Wisconsin Senate Minority Leader Melissa Agard introduced legislation earlier this month to mandate free menstrual products in any building in Wisconsin funded by the state, such as public schools and universities.
“Menstruation is a natural process that has been stigmatized, hidden and treated with shame,” Agard, D-Madison, said in an Oct. 16 press release.
Currently, very few areas in Wisconsin provide access to menstrual products in public restrooms. Dane County is considered to be the leading area in the state in providing these products, according to Public Health Madison & Dane County.
“When people who do not menstruate go into bathrooms, they have everything that they need to take care of their own personal needs,” Agard told The Daily Cardinal. “Menstrual products are a necessity, not a luxury.”
The Cardinal asked six students at UW-Madison if they would endorse legislation to provide free menstrual products in state funded buildings.
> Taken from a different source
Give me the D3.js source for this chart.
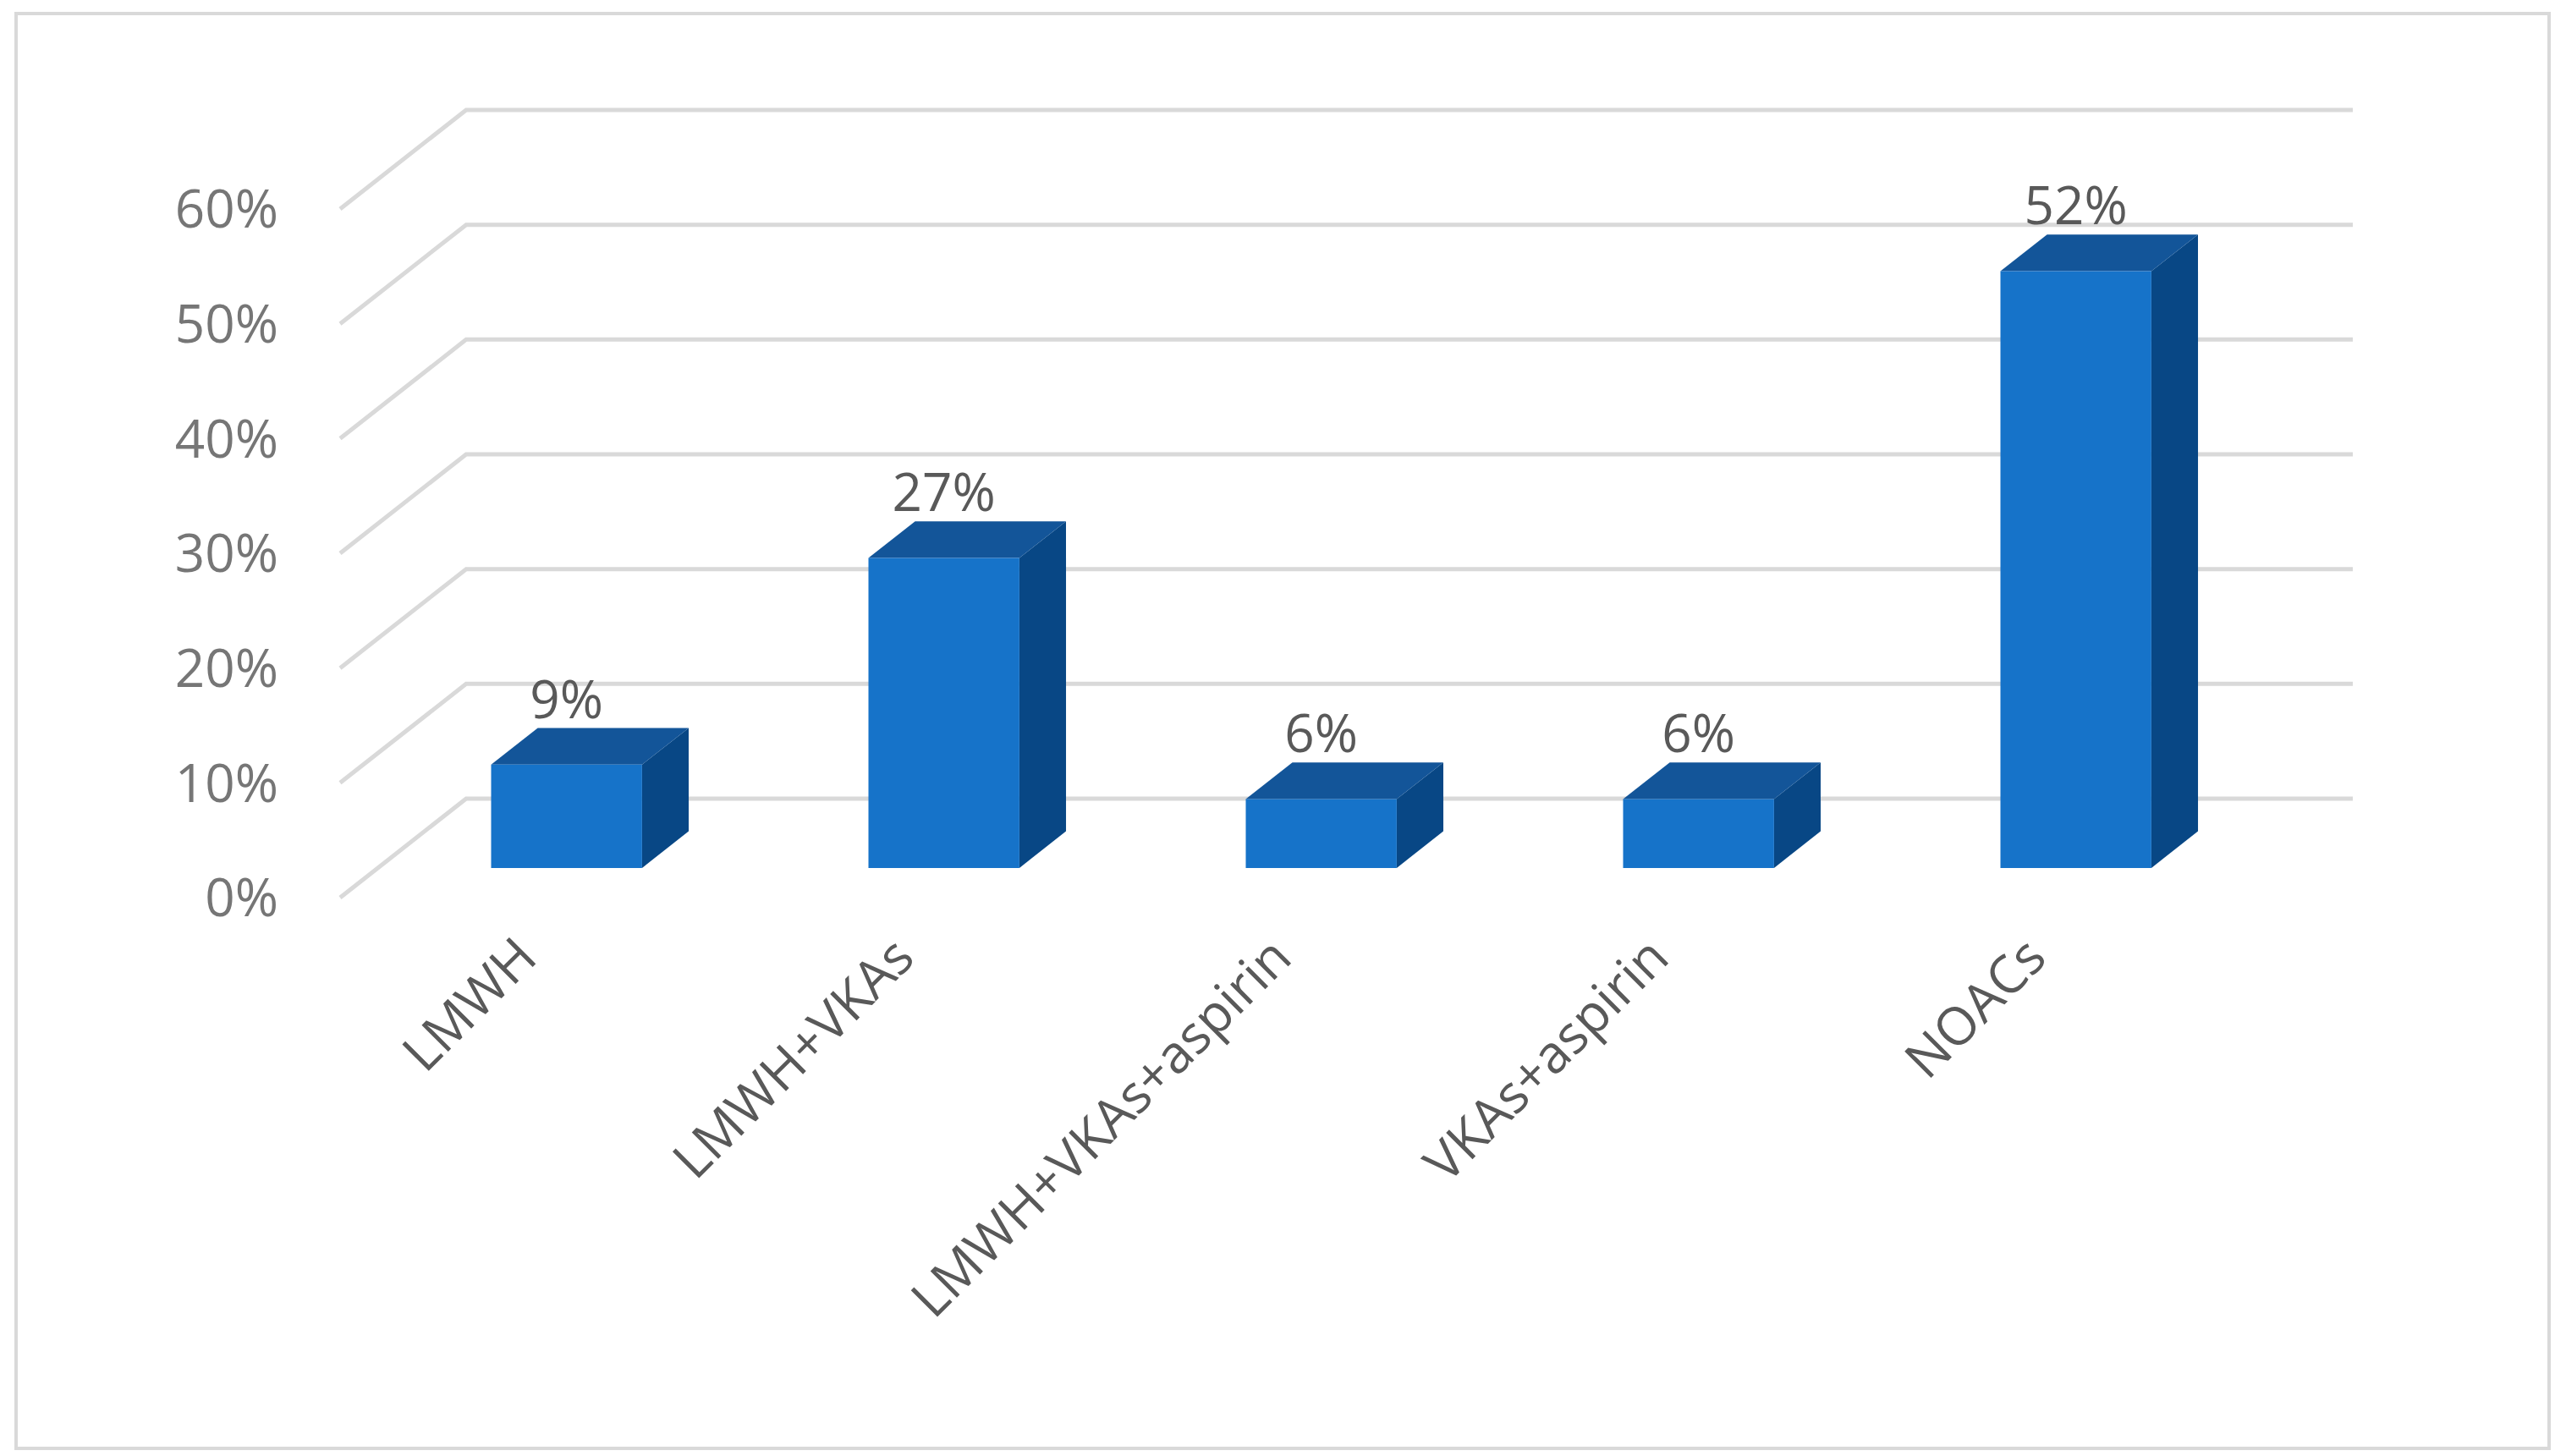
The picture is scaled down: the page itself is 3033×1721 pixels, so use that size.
<!DOCTYPE html><html><head><meta charset="utf-8"><script src="https://cdn.jsdelivr.net/npm/d3@7"></script>
<style>body{margin:0;background:#fff}</style></head><body><svg id="c" width="3033" height="1721"></svg>
<script>
const categories=["LMWH","LMWH+VKAs","LMWH+VKAs+aspirin","VKAs+aspirin","NOACs"];
const values=[0.09,0.27,0.06,0.06,0.52];
const ticks=[0,0.1,0.2,0.3,0.4,0.5,0.6];
const svg=d3.select("#c");
const F="'Open Sans','Noto Sans',sans-serif";
svg.append("rect").attr("x",19).attr("y",16).attr("width",2994).attr("height",1696).attr("fill","#fff").attr("stroke","#d9d9d9").attr("stroke-width",4);
const x0=402,DX=149,DY=117,W=2230;
const x=d3.scaleBand().domain(categories).range([0,W]).paddingInner(0.6).paddingOuter(0.3);
const y=d3.scaleLinear().domain([0,0.6]).range([944,130]);
const P=(u,v,z)=>[x0+u+z*DX, y(v)+(1-z)*DY];
const g=svg.append("g");
ticks.forEach(t=>{
  const a=P(0,t,0),b=P(0,t,1),c=P(W,t,1);
  g.append("path").attr("d",`M${a}L${b}L${c}`).attr("fill","none").attr("stroke","#d9d9d9").attr("stroke-width",5);
  g.append("text").attr("x",329).attr("y",a[1]).attr("dy","0.36em").attr("text-anchor","end")
   .attr("font-family",F).attr("font-size",62).attr("fill","#767676").text(d3.format(".0%")(t));
});
const z1=0.3,z2=0.67;
categories.forEach((c,i)=>{
  const v=values[i],u0=x(c),u1=x(c)+x.bandwidth();
  const poly=(pts,fill)=>g.append("path").attr("d","M"+pts.map(p=>p.join(",")).join("L")+"Z").attr("fill",fill);
  poly([P(u1,0,z1),P(u1,0,z2),P(u1,v,z2),P(u1,v,z1)],"#084785");
  poly([P(u0,v,z1),P(u1,v,z1),P(u1,v,z2),P(u0,v,z2)],"#135599");
  poly([P(u0,0,z1),P(u1,0,z1),P(u1,v,z1),P(u0,v,z1)],"#1673c9");
  const lp=P((u0+u1)/2,v,z2);
  g.append("text").attr("x",P((u0+u1)/2,v,z1)[0]).attr("y",lp[1]-12).attr("text-anchor","middle")
   .attr("font-family",F).attr("font-size",62).attr("fill","#595959").text(d3.format(".0%")(v));
  const bp=P((u0+u1)/2,0,z1);
  g.append("text").attr("transform",`translate(${bp[0]-32},${1135}) rotate(-45)`).attr("text-anchor","end")
   .attr("font-family",F).attr("font-size",62).attr("fill","#595959").text(c);
});
</script></body></html>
All of them said yes.
“Coming from a state that offers those kinds of products in their public restrooms, I never noticed that this state doesn’t already offer them,” a UW-Madison student said.
Other students acknowledge that the menstruation process is natural and should be a normal part of using the restroom.
Agard told the Cardinal the United States’ “white male majority” governing culture fuels negative stigma regarding menstruation.
Agard also said that there will be no additional funding needed to mandate this program as “nobody asks how they pay for toilet paper.” She said the program is equally plausible through the use of public building’s general funding.
Agard noted “a broad list of representatives” have already signed on in support of this new legislation and “menstruation shouldn’t be something that holds anyone back, period.”